For business in Web 2.0 and 'consumer Internet', sure, need to give the users
something they like enough to become "engaged" (F. Wilson).

One way to do that is to play on 'art' as in the common definition "the
communication, interpretation of human experience, emotion". Look at some
examples of art and see how well this definition fits. More generally, get
some understanding of what gets or might get people "engaged". To check ideas,
look at examples of where people do get engaged.

For guesses at what might get a lot of people engaged, look at someone you
know best of all, yourself. Or, for something less general and simpler, start
with a problem you would like to have solved.

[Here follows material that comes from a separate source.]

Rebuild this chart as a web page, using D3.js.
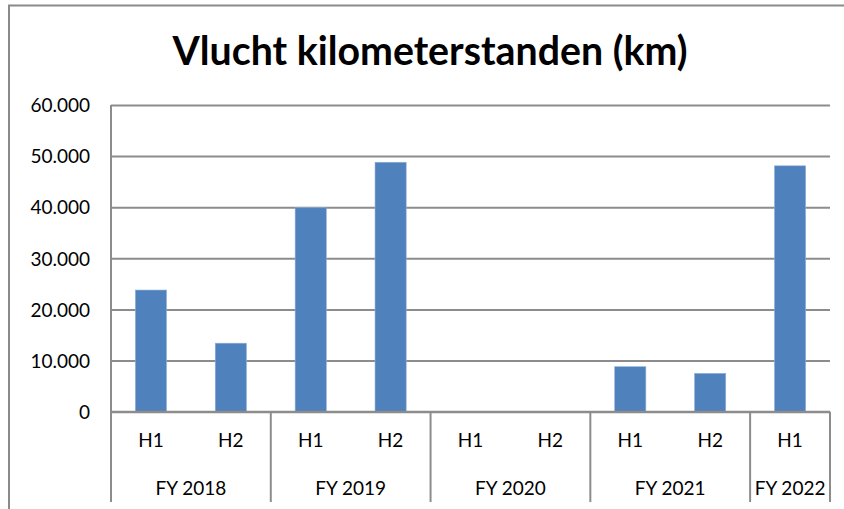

For how to be as 'creative' as in, say,

Notre Dame

<http://www.youtube.com/watch?v=Ts5t_5HeECE>

Meditation

<http://www.youtube.com/watch?v=3zmgfBKuIrk>

Lohengrin

<http://www.youtube.com/watch?v=7prUFflX0_E>

Tristan und Isolde

<http://www.youtube.com/watch?v=fktwPGCR7Yw>

Parsifal

[http://www.youtube.com/watch?v=mPn3JV3GHRE&NR=1](http://www.youtube.com/watch?v=mPn3JV3GHRE&NR=1)

clearly that's doable but more difficult!

For more, no doubt the central key is that mechanism we do not know how to
explain, human intelligence. Typically that work is done between two ears in a
quiet room considering all that know and can guess, sometimes considers
'causes', and has enough freedom to find some really good, new ideas but
enough discipline not to go off into nonsense land.